- **What you are asked to do**: Tally up the lines that include "with" and state that number by itself.

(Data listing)
*****
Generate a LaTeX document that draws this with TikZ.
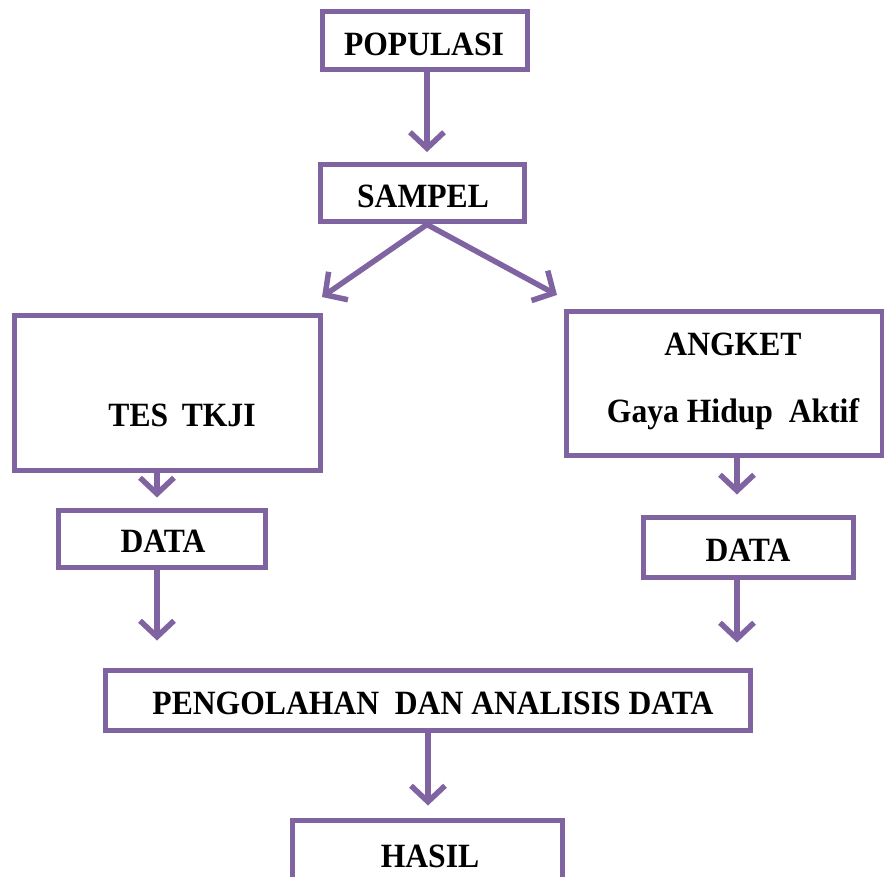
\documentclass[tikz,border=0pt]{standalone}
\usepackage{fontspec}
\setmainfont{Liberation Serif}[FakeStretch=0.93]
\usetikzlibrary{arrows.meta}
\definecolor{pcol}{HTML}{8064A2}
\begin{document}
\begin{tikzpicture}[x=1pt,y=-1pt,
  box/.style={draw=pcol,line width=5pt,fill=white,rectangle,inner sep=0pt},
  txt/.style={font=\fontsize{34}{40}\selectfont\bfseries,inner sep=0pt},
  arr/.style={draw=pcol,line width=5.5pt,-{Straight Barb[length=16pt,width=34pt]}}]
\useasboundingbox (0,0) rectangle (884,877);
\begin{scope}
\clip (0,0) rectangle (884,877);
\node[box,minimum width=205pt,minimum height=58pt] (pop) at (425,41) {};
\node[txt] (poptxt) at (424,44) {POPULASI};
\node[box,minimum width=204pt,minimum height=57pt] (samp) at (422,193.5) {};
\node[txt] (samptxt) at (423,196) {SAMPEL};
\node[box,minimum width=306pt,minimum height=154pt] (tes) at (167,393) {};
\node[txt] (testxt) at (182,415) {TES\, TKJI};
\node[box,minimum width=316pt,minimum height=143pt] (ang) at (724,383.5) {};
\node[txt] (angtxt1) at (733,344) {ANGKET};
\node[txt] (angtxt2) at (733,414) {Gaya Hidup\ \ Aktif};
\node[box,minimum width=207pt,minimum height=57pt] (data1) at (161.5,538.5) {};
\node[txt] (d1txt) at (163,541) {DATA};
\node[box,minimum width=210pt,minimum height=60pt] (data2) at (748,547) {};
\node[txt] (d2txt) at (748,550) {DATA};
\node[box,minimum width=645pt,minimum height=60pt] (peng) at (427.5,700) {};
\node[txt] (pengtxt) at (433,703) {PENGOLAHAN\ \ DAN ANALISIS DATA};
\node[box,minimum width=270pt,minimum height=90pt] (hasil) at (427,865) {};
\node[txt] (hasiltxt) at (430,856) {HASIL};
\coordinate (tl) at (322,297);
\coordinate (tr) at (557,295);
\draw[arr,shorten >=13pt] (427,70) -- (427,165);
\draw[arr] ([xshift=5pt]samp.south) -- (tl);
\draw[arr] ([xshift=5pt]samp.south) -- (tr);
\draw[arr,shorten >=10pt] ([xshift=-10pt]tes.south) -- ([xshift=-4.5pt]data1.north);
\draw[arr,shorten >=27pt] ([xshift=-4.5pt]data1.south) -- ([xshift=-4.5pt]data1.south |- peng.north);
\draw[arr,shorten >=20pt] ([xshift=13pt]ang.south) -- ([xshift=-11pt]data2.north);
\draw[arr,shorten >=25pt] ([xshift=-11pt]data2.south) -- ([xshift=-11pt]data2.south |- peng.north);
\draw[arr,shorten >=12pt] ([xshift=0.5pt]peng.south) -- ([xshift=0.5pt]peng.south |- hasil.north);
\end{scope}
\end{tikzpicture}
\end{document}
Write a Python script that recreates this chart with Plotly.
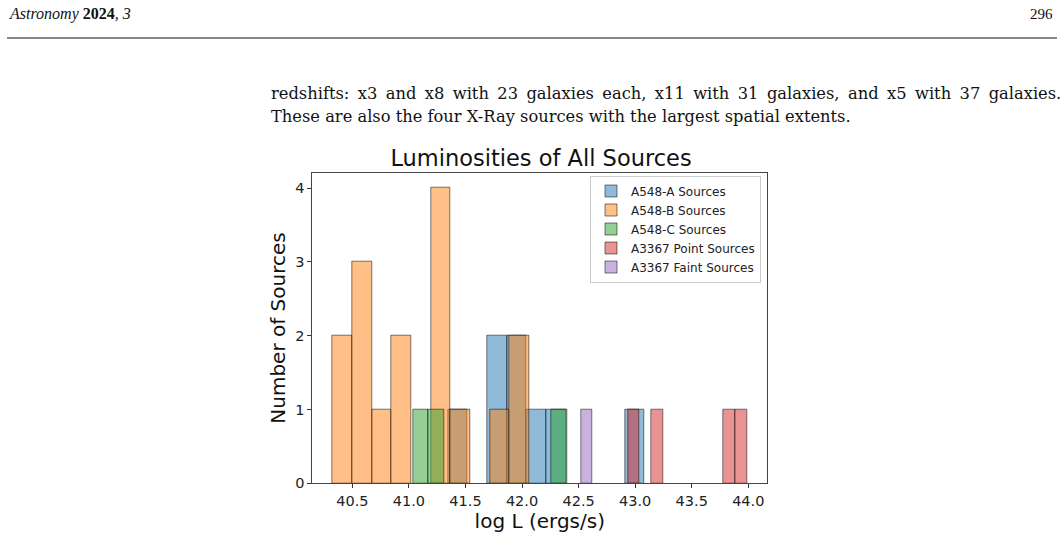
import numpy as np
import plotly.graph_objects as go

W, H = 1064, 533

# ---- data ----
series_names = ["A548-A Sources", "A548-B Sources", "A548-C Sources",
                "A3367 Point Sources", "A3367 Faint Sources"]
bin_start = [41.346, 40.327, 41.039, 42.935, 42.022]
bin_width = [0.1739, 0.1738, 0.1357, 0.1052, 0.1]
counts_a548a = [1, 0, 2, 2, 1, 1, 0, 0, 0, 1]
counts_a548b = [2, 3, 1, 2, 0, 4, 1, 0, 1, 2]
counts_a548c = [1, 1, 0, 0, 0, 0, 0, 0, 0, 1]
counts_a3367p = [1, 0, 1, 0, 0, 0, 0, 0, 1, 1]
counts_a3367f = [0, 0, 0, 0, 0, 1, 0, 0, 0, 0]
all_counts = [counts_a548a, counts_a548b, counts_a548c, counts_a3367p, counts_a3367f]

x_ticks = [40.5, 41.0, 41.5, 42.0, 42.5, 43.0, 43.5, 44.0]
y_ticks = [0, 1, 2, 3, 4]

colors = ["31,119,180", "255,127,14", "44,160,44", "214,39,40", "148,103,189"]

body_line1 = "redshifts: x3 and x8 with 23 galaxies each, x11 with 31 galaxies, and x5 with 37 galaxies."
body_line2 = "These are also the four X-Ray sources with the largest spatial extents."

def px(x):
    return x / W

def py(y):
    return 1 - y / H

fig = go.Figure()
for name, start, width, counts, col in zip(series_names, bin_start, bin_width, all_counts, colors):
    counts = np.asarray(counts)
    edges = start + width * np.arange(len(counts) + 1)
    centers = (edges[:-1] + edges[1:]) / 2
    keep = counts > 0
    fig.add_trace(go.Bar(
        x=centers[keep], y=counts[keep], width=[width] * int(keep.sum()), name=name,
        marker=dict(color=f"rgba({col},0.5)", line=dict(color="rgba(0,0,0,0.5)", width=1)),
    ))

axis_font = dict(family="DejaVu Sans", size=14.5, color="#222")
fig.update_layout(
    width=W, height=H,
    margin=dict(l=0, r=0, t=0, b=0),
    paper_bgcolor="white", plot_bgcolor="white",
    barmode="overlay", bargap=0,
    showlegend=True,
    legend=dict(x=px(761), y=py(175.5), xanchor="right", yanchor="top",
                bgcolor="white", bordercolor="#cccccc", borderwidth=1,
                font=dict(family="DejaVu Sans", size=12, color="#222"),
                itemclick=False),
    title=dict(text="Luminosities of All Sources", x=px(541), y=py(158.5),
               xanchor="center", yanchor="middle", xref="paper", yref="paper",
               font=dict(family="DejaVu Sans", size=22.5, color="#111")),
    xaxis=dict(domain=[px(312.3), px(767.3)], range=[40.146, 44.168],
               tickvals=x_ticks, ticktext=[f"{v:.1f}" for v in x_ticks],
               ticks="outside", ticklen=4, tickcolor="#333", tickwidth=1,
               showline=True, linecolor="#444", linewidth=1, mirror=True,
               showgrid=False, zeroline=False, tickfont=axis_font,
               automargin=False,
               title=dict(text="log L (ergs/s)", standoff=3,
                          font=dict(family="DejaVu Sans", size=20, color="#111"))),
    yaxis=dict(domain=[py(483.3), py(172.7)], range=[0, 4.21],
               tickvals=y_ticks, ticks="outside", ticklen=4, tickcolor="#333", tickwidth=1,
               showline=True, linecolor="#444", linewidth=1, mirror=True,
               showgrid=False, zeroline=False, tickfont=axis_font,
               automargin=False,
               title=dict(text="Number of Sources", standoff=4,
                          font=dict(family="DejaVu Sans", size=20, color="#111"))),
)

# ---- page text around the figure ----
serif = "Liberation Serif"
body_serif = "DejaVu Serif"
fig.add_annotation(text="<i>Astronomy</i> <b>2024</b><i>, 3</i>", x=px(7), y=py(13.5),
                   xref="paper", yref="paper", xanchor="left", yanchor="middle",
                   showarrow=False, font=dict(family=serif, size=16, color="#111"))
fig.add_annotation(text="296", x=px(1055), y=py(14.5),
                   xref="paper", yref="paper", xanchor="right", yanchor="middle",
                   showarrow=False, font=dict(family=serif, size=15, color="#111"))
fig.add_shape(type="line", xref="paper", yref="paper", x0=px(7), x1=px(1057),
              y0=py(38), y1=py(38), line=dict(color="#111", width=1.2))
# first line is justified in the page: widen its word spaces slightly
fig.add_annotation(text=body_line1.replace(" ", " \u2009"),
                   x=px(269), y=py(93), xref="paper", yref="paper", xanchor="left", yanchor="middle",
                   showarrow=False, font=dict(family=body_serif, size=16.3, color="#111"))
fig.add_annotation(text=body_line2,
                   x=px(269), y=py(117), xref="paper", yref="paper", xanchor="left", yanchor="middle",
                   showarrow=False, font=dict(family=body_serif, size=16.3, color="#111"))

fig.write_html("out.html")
*****
- **Response to the task**: 4